• _INSTRUCTIONS FOR THE TASK_
Show every line of the records below that contains the word "chart".

• _MATERIAL FOR THIS EXERCISE_

-- -- --

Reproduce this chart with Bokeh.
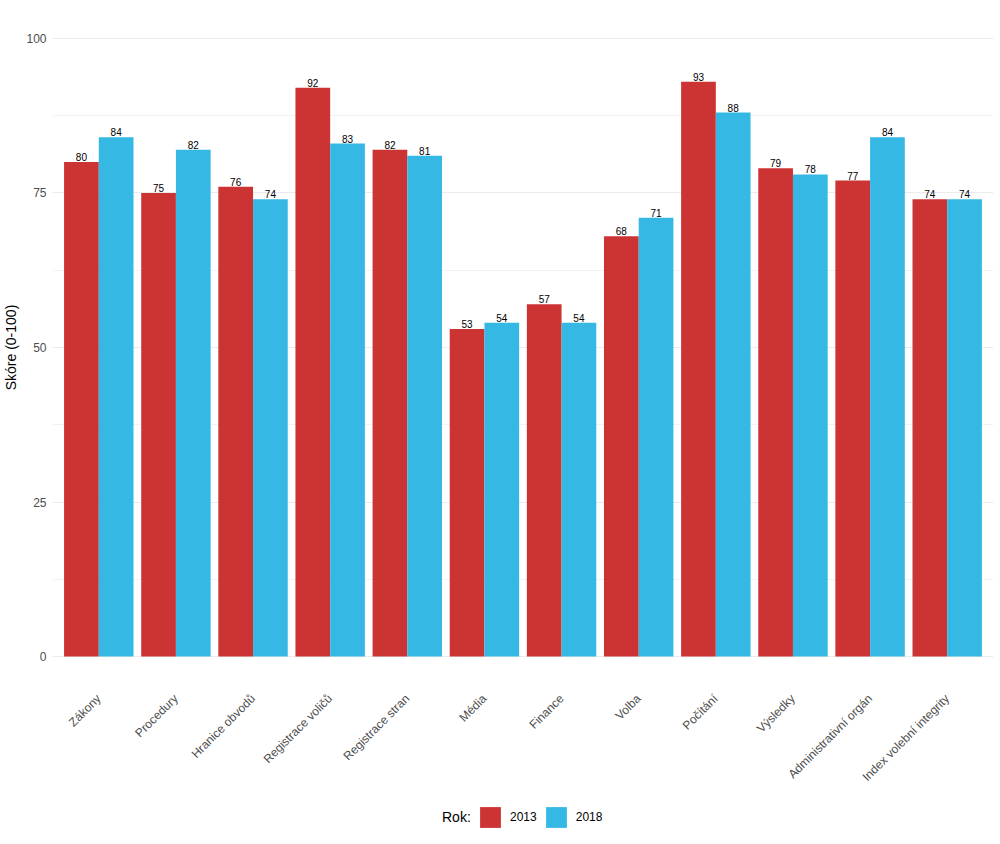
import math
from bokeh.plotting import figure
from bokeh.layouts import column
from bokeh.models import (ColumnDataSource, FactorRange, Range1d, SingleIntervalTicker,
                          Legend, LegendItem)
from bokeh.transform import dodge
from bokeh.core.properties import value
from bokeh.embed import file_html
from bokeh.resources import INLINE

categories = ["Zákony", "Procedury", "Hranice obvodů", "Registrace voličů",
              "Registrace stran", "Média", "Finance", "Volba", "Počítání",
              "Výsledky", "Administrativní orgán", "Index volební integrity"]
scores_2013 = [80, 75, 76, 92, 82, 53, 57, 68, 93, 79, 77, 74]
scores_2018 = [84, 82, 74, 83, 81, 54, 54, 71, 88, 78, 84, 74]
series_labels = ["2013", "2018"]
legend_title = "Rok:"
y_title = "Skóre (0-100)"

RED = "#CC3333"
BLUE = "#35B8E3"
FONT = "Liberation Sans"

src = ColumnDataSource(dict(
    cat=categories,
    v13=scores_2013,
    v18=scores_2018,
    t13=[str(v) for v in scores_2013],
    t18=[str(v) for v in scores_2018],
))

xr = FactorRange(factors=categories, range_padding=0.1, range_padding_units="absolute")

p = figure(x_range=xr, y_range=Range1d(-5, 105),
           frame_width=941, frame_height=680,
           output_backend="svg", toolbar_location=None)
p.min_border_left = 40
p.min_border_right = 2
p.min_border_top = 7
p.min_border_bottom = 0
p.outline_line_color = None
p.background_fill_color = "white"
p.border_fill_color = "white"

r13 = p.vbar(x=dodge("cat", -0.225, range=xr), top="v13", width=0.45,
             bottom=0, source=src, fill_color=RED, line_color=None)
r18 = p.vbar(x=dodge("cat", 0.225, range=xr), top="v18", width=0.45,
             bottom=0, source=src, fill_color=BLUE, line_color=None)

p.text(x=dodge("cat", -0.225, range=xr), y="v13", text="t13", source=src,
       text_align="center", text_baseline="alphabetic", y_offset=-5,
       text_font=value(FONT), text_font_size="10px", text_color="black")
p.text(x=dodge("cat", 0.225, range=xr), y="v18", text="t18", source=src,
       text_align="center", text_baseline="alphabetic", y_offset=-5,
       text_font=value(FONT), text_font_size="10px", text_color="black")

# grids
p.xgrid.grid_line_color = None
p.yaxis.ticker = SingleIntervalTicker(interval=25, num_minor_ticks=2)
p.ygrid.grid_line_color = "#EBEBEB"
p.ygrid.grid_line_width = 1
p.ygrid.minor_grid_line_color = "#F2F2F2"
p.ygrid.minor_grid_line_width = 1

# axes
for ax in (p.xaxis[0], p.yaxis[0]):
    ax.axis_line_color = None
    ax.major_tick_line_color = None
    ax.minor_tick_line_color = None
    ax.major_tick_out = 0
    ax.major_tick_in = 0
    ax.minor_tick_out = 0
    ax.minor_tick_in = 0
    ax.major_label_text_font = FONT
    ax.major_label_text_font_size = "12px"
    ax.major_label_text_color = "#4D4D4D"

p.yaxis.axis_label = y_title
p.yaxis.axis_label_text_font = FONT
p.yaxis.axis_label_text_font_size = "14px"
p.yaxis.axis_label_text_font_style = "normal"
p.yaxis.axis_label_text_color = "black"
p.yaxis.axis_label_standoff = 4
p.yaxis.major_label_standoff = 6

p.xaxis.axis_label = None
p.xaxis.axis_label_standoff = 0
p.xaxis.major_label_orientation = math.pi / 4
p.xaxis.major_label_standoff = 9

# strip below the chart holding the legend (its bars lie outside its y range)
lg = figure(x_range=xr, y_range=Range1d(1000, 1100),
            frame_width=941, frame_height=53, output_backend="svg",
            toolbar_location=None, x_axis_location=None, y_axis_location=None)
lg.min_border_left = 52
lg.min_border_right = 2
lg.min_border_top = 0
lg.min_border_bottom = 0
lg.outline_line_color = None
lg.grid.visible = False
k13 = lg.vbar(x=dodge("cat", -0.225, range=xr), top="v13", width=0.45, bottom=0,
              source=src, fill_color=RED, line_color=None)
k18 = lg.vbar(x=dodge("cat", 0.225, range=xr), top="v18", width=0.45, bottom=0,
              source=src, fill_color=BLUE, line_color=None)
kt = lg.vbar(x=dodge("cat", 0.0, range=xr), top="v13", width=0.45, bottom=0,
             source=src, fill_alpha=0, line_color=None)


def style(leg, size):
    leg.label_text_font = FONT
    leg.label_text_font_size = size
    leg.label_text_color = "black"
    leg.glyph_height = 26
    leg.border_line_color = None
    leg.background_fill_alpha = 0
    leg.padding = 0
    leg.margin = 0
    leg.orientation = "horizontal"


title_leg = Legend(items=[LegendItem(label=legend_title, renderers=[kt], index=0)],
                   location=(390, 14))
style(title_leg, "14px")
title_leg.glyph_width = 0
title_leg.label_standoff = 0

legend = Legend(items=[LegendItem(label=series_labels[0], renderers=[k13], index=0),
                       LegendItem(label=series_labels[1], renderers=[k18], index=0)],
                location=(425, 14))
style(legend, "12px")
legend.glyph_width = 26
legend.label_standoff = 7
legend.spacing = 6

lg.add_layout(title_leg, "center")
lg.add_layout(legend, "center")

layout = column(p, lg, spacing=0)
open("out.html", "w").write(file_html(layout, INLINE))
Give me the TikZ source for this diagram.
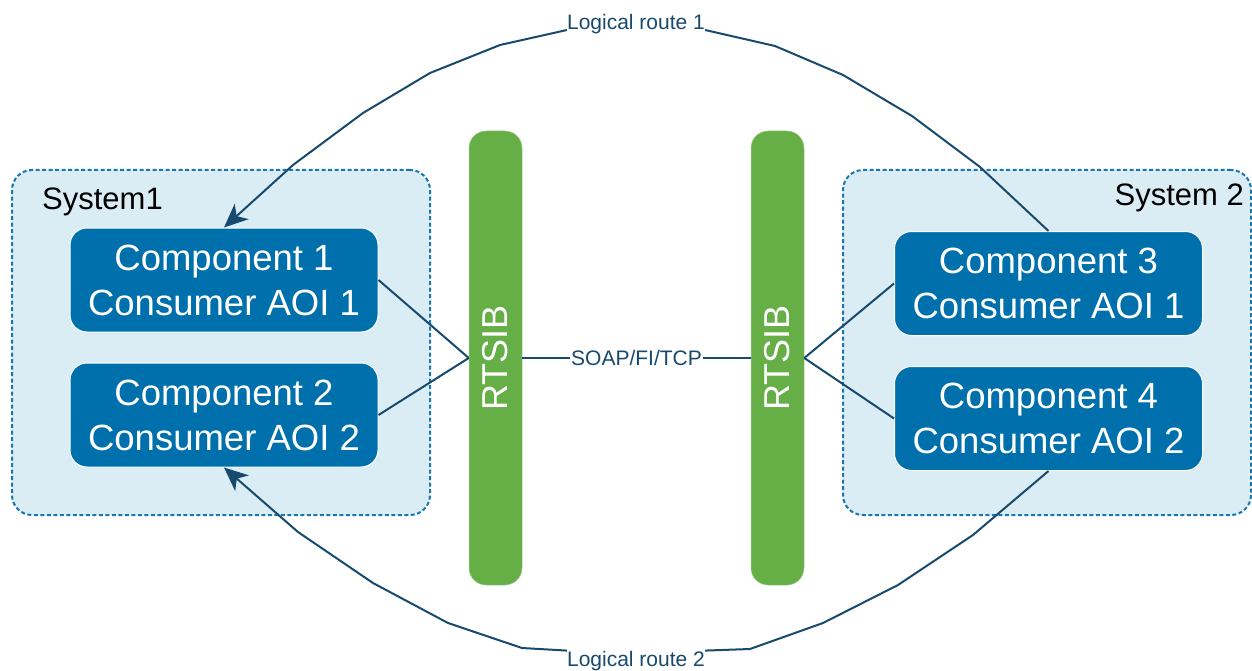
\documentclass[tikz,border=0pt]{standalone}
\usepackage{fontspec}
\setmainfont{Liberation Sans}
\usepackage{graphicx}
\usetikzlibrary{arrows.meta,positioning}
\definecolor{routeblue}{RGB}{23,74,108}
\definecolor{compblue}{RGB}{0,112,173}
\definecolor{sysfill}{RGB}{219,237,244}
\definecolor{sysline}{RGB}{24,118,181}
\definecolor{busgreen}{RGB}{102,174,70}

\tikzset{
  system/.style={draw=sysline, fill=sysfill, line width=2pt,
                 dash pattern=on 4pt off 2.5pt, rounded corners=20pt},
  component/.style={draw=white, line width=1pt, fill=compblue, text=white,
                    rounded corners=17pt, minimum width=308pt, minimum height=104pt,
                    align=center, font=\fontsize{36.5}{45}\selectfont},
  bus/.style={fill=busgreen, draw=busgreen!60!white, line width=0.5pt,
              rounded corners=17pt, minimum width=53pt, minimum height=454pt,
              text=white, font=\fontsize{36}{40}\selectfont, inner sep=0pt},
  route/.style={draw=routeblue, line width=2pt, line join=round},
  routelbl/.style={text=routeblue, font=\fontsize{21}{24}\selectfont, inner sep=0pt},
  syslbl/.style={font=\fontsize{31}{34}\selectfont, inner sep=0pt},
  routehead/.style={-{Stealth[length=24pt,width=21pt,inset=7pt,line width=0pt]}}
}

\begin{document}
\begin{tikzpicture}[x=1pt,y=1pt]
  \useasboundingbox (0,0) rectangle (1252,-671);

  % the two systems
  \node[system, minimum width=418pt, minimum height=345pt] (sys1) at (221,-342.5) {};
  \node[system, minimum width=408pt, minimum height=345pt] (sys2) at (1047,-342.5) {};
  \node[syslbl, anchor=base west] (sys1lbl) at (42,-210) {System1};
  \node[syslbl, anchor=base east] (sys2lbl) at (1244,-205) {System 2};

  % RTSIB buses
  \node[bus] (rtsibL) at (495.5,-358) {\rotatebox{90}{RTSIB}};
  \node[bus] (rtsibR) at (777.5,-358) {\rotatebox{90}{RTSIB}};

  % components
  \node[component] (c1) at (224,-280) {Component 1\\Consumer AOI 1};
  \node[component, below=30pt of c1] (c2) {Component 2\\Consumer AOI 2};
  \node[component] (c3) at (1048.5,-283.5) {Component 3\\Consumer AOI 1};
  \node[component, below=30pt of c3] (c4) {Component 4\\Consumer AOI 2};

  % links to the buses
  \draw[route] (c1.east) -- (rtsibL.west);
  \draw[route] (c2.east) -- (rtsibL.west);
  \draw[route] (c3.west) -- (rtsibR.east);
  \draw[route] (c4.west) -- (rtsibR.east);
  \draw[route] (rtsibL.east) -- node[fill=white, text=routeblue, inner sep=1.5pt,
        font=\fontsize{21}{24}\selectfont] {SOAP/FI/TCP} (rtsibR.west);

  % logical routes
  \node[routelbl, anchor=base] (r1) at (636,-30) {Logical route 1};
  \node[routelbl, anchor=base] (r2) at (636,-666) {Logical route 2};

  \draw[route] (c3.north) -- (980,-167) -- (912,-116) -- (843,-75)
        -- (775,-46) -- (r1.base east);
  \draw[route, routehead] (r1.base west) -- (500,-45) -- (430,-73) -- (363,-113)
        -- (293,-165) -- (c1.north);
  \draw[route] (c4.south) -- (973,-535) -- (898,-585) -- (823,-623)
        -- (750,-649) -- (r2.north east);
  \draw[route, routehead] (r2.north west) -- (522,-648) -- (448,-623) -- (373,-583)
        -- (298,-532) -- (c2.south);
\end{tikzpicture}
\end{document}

-- -- --

• _EXERCISE OUTPUT_
Reproduce this chart with Bokeh.
# strip below the chart holding the legend (its bars lie outside its y range)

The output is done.